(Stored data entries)

'''

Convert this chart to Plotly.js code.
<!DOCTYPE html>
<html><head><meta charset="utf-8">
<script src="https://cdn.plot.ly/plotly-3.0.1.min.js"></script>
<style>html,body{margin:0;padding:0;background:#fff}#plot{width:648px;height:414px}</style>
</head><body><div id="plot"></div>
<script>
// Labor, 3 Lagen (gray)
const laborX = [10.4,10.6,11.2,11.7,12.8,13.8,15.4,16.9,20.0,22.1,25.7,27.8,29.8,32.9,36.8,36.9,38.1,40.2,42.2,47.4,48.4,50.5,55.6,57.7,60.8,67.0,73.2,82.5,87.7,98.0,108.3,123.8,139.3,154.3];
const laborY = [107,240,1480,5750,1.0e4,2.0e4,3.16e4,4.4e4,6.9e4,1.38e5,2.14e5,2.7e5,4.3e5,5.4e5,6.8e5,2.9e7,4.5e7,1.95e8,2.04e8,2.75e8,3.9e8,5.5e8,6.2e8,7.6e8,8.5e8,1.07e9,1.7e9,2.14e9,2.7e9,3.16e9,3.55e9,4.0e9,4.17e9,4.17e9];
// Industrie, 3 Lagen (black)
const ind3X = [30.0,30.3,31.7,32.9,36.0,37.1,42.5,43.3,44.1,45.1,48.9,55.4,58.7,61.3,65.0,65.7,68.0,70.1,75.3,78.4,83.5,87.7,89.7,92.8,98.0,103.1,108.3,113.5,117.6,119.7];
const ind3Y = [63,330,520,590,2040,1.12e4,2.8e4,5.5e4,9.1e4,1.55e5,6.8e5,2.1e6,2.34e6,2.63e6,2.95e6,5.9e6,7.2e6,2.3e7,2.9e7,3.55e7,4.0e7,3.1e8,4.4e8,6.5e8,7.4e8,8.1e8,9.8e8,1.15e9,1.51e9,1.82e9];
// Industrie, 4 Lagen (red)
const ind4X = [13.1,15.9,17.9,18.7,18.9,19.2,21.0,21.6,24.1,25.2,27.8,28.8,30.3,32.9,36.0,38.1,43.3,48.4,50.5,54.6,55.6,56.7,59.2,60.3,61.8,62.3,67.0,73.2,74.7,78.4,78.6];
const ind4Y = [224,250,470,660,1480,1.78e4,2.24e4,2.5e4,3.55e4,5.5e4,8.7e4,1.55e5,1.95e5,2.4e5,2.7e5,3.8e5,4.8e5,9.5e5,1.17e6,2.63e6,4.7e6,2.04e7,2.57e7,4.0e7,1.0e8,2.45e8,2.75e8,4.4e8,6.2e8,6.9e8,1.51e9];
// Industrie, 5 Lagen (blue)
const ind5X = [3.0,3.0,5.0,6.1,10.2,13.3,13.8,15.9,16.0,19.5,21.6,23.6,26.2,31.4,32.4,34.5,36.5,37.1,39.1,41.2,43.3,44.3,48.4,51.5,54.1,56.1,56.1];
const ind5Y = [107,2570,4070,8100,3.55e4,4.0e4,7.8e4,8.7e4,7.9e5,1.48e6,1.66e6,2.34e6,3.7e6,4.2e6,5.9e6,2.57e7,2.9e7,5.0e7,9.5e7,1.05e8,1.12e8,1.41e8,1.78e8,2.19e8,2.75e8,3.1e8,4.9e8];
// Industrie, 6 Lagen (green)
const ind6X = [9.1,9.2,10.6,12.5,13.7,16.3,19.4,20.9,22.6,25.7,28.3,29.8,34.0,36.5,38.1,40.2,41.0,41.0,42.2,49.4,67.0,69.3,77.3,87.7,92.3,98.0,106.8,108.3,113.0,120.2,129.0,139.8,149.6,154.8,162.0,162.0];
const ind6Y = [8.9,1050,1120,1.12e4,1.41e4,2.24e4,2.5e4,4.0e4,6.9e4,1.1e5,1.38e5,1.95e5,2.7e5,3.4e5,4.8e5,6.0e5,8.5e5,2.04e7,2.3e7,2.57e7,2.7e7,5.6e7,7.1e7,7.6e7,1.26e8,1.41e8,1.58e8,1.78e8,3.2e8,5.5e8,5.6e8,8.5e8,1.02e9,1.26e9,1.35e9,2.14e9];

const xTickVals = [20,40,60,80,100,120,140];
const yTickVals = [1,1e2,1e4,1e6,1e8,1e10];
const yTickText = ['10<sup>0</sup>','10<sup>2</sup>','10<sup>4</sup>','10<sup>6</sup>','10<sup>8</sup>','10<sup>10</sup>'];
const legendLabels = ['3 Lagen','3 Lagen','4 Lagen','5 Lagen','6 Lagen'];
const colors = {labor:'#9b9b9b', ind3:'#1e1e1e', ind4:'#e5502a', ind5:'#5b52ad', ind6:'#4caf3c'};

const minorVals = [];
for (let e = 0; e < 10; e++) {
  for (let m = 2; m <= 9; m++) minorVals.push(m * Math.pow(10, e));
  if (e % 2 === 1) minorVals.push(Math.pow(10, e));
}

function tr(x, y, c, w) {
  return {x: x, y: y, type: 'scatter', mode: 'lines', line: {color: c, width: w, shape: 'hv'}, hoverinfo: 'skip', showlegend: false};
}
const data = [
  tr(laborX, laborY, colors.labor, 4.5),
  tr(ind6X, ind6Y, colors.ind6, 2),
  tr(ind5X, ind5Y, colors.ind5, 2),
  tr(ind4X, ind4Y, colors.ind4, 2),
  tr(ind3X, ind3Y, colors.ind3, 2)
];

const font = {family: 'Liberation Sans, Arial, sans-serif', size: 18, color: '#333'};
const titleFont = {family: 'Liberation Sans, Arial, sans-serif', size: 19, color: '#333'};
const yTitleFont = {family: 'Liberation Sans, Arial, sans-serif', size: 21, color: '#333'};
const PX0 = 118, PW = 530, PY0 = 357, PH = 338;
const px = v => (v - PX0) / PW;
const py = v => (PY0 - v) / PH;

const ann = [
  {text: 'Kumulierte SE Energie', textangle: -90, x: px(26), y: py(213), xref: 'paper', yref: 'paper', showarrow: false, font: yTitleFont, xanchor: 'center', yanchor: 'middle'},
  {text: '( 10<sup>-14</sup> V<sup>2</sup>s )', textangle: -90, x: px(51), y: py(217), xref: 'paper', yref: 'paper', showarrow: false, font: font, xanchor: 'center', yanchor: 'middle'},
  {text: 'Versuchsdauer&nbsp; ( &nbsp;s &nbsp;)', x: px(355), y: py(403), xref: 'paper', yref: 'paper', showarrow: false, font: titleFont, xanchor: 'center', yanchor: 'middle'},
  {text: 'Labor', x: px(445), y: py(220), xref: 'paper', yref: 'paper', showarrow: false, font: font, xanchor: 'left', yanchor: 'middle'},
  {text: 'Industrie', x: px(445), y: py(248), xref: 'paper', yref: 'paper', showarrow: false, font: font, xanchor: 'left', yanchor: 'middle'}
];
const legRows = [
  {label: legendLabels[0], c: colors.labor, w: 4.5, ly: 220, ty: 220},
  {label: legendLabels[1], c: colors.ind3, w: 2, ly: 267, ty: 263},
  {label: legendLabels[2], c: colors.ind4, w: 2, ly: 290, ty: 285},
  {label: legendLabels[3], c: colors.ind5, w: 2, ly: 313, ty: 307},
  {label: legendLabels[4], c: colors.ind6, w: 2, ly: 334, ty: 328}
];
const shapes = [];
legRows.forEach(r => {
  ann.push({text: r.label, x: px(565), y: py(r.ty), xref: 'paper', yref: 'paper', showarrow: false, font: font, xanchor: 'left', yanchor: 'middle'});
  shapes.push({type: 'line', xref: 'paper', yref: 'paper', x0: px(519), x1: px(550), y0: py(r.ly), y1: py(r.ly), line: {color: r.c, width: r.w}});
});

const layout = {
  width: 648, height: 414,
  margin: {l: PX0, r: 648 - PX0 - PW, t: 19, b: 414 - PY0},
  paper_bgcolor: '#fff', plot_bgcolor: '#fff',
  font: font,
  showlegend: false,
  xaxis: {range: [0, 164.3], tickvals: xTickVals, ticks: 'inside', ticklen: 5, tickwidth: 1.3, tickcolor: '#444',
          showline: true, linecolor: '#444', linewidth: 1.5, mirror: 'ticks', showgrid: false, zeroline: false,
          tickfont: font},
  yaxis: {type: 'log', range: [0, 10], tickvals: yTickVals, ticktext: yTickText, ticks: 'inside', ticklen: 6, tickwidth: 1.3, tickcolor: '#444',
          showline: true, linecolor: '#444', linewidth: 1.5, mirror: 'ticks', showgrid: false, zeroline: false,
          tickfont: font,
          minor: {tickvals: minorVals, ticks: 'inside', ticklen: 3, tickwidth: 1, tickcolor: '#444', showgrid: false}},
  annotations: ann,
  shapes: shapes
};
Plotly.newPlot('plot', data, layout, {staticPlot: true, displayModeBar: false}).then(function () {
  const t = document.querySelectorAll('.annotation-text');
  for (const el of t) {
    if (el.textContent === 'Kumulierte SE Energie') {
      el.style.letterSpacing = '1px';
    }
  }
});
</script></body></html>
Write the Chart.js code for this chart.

'''

▶ **Given instruction**
Find every line in the records above that holds the word "chart", and copy each one.

▶ **Result below**
Convert this chart to Plotly.js code.
Write the Chart.js code for this chart.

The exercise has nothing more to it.